Most platforms today already support some kind of thread safe guarantees
which is already a pessimization. I doubt that a one-time startup cost
of performing a little synchronization is going to exhibit a noticeable
overhead.


The synchronization is necessary each time you enter the block.

Just to be clearer here: I agree with your basic analysis that
the compiler should do the necessary. My own measures, under
Solaris, show that acquiring a lock on a mutex isn't that
expensive, at least if there's no contention, and so there's
really no reason for the compiler to try anything more
complicated (and if g++ used a statically initialized Mutex,
instead of trying to be clever, the implementation for Sparc
would work). But that's my personal opinion. As you no doubt
know, however, there is a wide spread attitude in the C++
community of "you don't pay for what you don't use". In this
case, since there will be a lot of cases where I'll need the
user level lock anyway, and so don't need the additional
compiler lock. So requiring it is requiring users to "pay for
what they don't need." Now, you and I may agree that in this
case, the cost is negligeable, largely affordable, and quite
acceptable in return for the benefit of increased safety, but I
think you'll find that there will be some resistance to it in
certain communitees in the committee. The situation is not as
bad as it used to be, but I wouldn't like to bet one way or the
other as to what the next version of the standard will actually
require.

And I'm afraid that I didn't make it clear that I was presenting
other people's arguments, and not my own opinion. The argument
of cost that I presented definitly exists, but IMHO, it is
largely outweighed by the avantages of requiring the compiler to
synchronize correctly.

.... if I know that the first call will occur before
threading has started (often the case in my code), or if I need
a lock in the function anyway, in order to use the object.


Are you seriously saying that this is worth a few brain cycles to figure
out whether it's worth to optimize a few nanoseconds per static object
because you want to work out whether it's going to ever be needed ?


No. I'm saying that some people think so, and that "not paying
for what you don't use" has been a traditional criteria for C++.

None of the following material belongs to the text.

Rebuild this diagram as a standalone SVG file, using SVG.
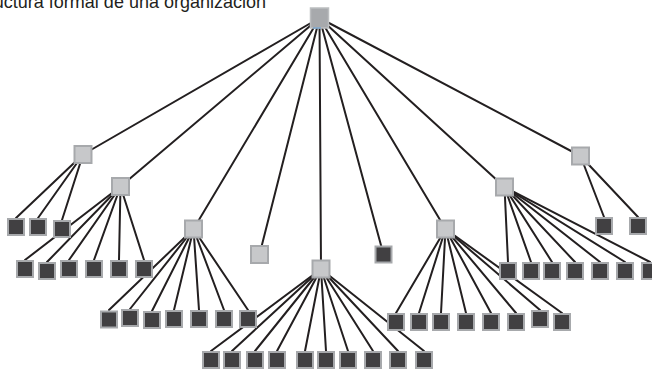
<svg xmlns="http://www.w3.org/2000/svg" width="652" height="371" viewBox="0 0 652 371">
<style>
.t{font-family:"Liberation Sans",Arial,sans-serif;font-size:18px;fill:#231f20}
.c line{stroke:#231f20;stroke-width:2;stroke-linecap:round}
.m rect{fill:#c7c8ca;stroke:#a7a9ac;stroke-width:2}
.l rect{fill:#414042;stroke:#a7a9ac;stroke-width:2}
.r rect{fill:#a7a9ac;stroke:#bcbec0;stroke-width:1.5}
</style>
<rect width="652" height="371" fill="#ffffff"/>
<text class="t" x="266" y="7.5" text-anchor="end">Estructura formal de una organización</text>
<g class="c" id="connectors">
<line x1="319.5" y1="18" x2="83" y2="154.5"/>
<line x1="319.5" y1="18" x2="120.5" y2="186.5"/>
<line x1="319.5" y1="18" x2="193.5" y2="229"/>
<line x1="319.5" y1="18" x2="259.5" y2="254.5"/>
<line x1="319.5" y1="18" x2="321" y2="269"/>
<line x1="319.5" y1="18" x2="383.5" y2="254.5"/>
<line x1="319.5" y1="18" x2="445.5" y2="229"/>
<line x1="319.5" y1="18" x2="504.5" y2="187"/>
<line x1="319.5" y1="18" x2="580.5" y2="156"/>
<line x1="83" y1="154.5" x2="16" y2="218"/>
<line x1="83" y1="154.5" x2="38" y2="218"/>
<line x1="83" y1="154.5" x2="62" y2="220"/>
<line x1="120.5" y1="186.5" x2="25" y2="260"/>
<line x1="120.5" y1="186.5" x2="47" y2="262"/>
<line x1="120.5" y1="186.5" x2="69" y2="260"/>
<line x1="120.5" y1="186.5" x2="94" y2="260"/>
<line x1="120.5" y1="186.5" x2="119" y2="260"/>
<line x1="120.5" y1="186.5" x2="144" y2="260"/>
<line x1="193.5" y1="229" x2="109" y2="310"/>
<line x1="193.5" y1="229" x2="130" y2="309"/>
<line x1="193.5" y1="229" x2="152" y2="311"/>
<line x1="193.5" y1="229" x2="174" y2="310"/>
<line x1="193.5" y1="229" x2="199" y2="310"/>
<line x1="193.5" y1="229" x2="224" y2="310"/>
<line x1="193.5" y1="229" x2="248" y2="310"/>
<line x1="321" y1="269" x2="211" y2="351"/>
<line x1="321" y1="269" x2="232" y2="351"/>
<line x1="321" y1="269" x2="255" y2="351"/>
<line x1="321" y1="269" x2="277" y2="351"/>
<line x1="321" y1="269" x2="305" y2="351"/>
<line x1="321" y1="269" x2="326" y2="351"/>
<line x1="321" y1="269" x2="348" y2="351"/>
<line x1="321" y1="269" x2="373" y2="351"/>
<line x1="321" y1="269" x2="398" y2="351"/>
<line x1="321" y1="269" x2="424" y2="351"/>
<line x1="445.5" y1="229" x2="396" y2="313"/>
<line x1="445.5" y1="229" x2="419" y2="313"/>
<line x1="445.5" y1="229" x2="441" y2="313"/>
<line x1="445.5" y1="229" x2="466" y2="313"/>
<line x1="445.5" y1="229" x2="491" y2="313"/>
<line x1="445.5" y1="229" x2="516" y2="313"/>
<line x1="445.5" y1="229" x2="540" y2="310"/>
<line x1="445.5" y1="229" x2="562" y2="313"/>
<line x1="504.5" y1="187" x2="508" y2="262"/>
<line x1="504.5" y1="187" x2="531" y2="262"/>
<line x1="504.5" y1="187" x2="552" y2="262"/>
<line x1="504.5" y1="187" x2="575" y2="262"/>
<line x1="504.5" y1="187" x2="600" y2="262"/>
<line x1="504.5" y1="187" x2="625" y2="262"/>
<line x1="504.5" y1="187" x2="650" y2="262"/>
<line x1="580.5" y1="156" x2="604" y2="217"/>
<line x1="580.5" y1="156" x2="638" y2="217"/>
</g>
<g class="r" id="root"><rect x="310.5" y="8" width="18" height="20"/><line x1="313" y1="28" x2="321" y2="28" stroke="#5b9bd5" stroke-width="1"/></g>
<g class="m">
<g id="mA"><rect x="74.5" y="146" width="17" height="17"/></g>
<g id="mB"><rect x="112" y="178" width="17" height="17"/></g>
<g id="mC"><rect x="185" y="220.5" width="17" height="17"/></g>
<g id="mD"><rect x="251" y="246" width="17" height="17"/></g>
<g id="mE"><rect x="312.5" y="260.5" width="17" height="17"/></g>
<g id="mG"><rect x="437" y="220.5" width="17" height="17"/></g>
<g id="mH"><rect x="496" y="178.5" width="17" height="17"/></g>
<g id="mI"><rect x="572" y="147.5" width="17" height="17"/></g>
</g>
<g class="l">
<g id="F"><rect x="375.5" y="246.5" width="16" height="16"/></g>
<g id="A1"><rect x="8" y="219" width="16" height="16"/></g>
<g id="A2"><rect x="30" y="219" width="16" height="16"/></g>
<g id="A3"><rect x="54" y="221" width="16" height="16"/></g>
<g id="B1"><rect x="17" y="261" width="16" height="16"/></g>
<g id="B2"><rect x="39" y="263" width="16" height="16"/></g>
<g id="B3"><rect x="61" y="261" width="16" height="16"/></g>
<g id="B4"><rect x="86" y="261" width="16" height="16"/></g>
<g id="B5"><rect x="111" y="261" width="16" height="16"/></g>
<g id="B6"><rect x="136" y="261" width="16" height="16"/></g>
<g id="C1"><rect x="101" y="311.5" width="16" height="16"/></g>
<g id="C2"><rect x="122" y="310" width="16" height="16"/></g>
<g id="C3"><rect x="144" y="312" width="16" height="16"/></g>
<g id="C4"><rect x="166" y="311" width="16" height="16"/></g>
<g id="C5"><rect x="191" y="311" width="16" height="16"/></g>
<g id="C6"><rect x="216" y="311" width="16" height="16"/></g>
<g id="C7"><rect x="240" y="311" width="16" height="16"/></g>
<g id="E1"><rect x="203" y="352" width="16" height="16"/></g>
<g id="E2"><rect x="224" y="352" width="16" height="16"/></g>
<g id="E3"><rect x="247" y="352" width="16" height="16"/></g>
<g id="E4"><rect x="269" y="352" width="16" height="16"/></g>
<g id="E5"><rect x="297" y="352" width="16" height="16"/></g>
<g id="E6"><rect x="318" y="352" width="16" height="16"/></g>
<g id="E7"><rect x="340" y="352" width="16" height="16"/></g>
<g id="E8"><rect x="365" y="352" width="16" height="16"/></g>
<g id="E9"><rect x="390" y="352" width="16" height="16"/></g>
<g id="E10"><rect x="416" y="352" width="16" height="16"/></g>
<g id="G1"><rect x="388" y="314" width="16" height="16"/></g>
<g id="G2"><rect x="411" y="314" width="16" height="16"/></g>
<g id="G3"><rect x="433" y="314" width="16" height="16"/></g>
<g id="G4"><rect x="458" y="314" width="16" height="16"/></g>
<g id="G5"><rect x="483" y="314" width="16" height="16"/></g>
<g id="G6"><rect x="508" y="314" width="16" height="16"/></g>
<g id="G7"><rect x="532" y="311" width="16" height="16"/></g>
<g id="G8"><rect x="554" y="314" width="16" height="16"/></g>
<g id="H1"><rect x="500" y="263" width="16" height="16"/></g>
<g id="H2"><rect x="523" y="263" width="16" height="16"/></g>
<g id="H3"><rect x="544" y="263" width="16" height="16"/></g>
<g id="H4"><rect x="567" y="263" width="16" height="16"/></g>
<g id="H5"><rect x="592" y="263" width="16" height="16"/></g>
<g id="H6"><rect x="617" y="263" width="16" height="16"/></g>
<g id="H7"><rect x="642" y="263" width="16" height="16"/></g>
<g id="I1"><rect x="596" y="218" width="16" height="16"/></g>
<g id="I2"><rect x="630" y="218" width="16" height="16"/></g>
</g>
</svg>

I don't see the value proposition here. I think I've consumed
more time in crafting this sentence than my computer ever will
for synchronization overhead for local static objects it will
ever initialize by a wide margin.


It's easy to craft artificial examples where it would make a
measurable difference. I doubt that they occur much in the real
world, and I'm confident that the compiler vendors will provide
options to allow optimizing the rare and special cases where it
does.

... On
the other hand, having the compiler ensure whatever
synchronization necessary may be safer, especially where const
objects are concerned.


We agree on one thing. Cool.


I think we basically agree overall on this one point.
Realistically, however, we are not the standards committee, and
the fact that we agree doesn't really mean much.